Living is quite possibly our most true desire. Yet, most of us are not really living. We are surviving at best. We are surrendering to average lives and comfortable deaths. We play victim to monotony, as if it was going to win-out anyway.
We stay in line.
We let the broken rules rule us.
Remember, though, you couldn’t distinguish the ant that found the watermelon from any other ant, except for the fact that he stepped out of the single file line and into greatness.
Like my friend, Eric, who decided around age 40 he was going to start a denim company – in Detroit of all places – because he loved jeans! Eric taught me it’s never too late to pursue your dreams, and he taught me that even the most brokenhearted cities still have a heartbeat.
Or my friends, Tom and Cait, who showed me the world is truly my backyard, my play-place. They left behind the lie that a 9-5 job and owning a home filled with stuff was the key to happiness. They have been traveling and working across America in a fifth-wheel RV, seeing more in a few months than many of us see in a lifetime.

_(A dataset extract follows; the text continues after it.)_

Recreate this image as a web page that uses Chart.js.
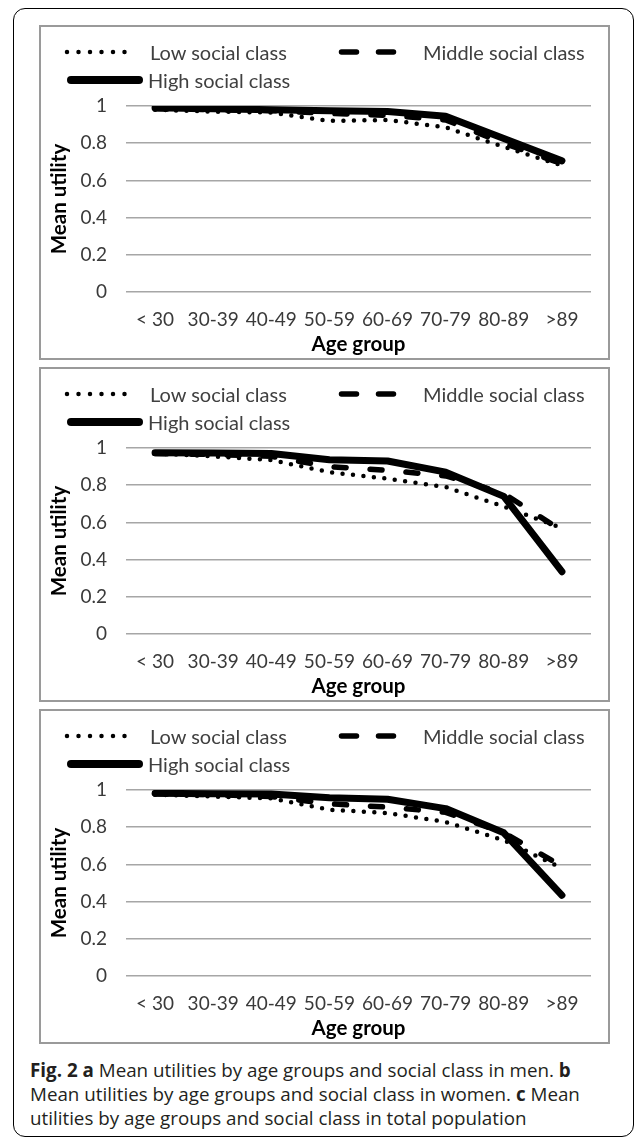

Or like my pastor friend, Scott, who actually practices what he preaches. Most of us are passionate about the poor in so much as we have a little extra money in our bank accounts to give to charity. Scott and his family give their entire lives. They refused to buy in to the lie that comfort trumps risk. They left their comfortable suburban lives; now, they live and move and breath with and for the poor in Nicaragua.
What single file line are you in and how long are you going to stay there? What broken rules need fixing? What is going to be your act of ordinary human greatness? How are you going to start living?
My extraordinary friends would all tell you they are pretty ordinary. Well, they are all from the great state of Michigan! But none of them were born into greatness; they knew greatness was born in them. And they knew it was their responsibility not to waste the gift of being human.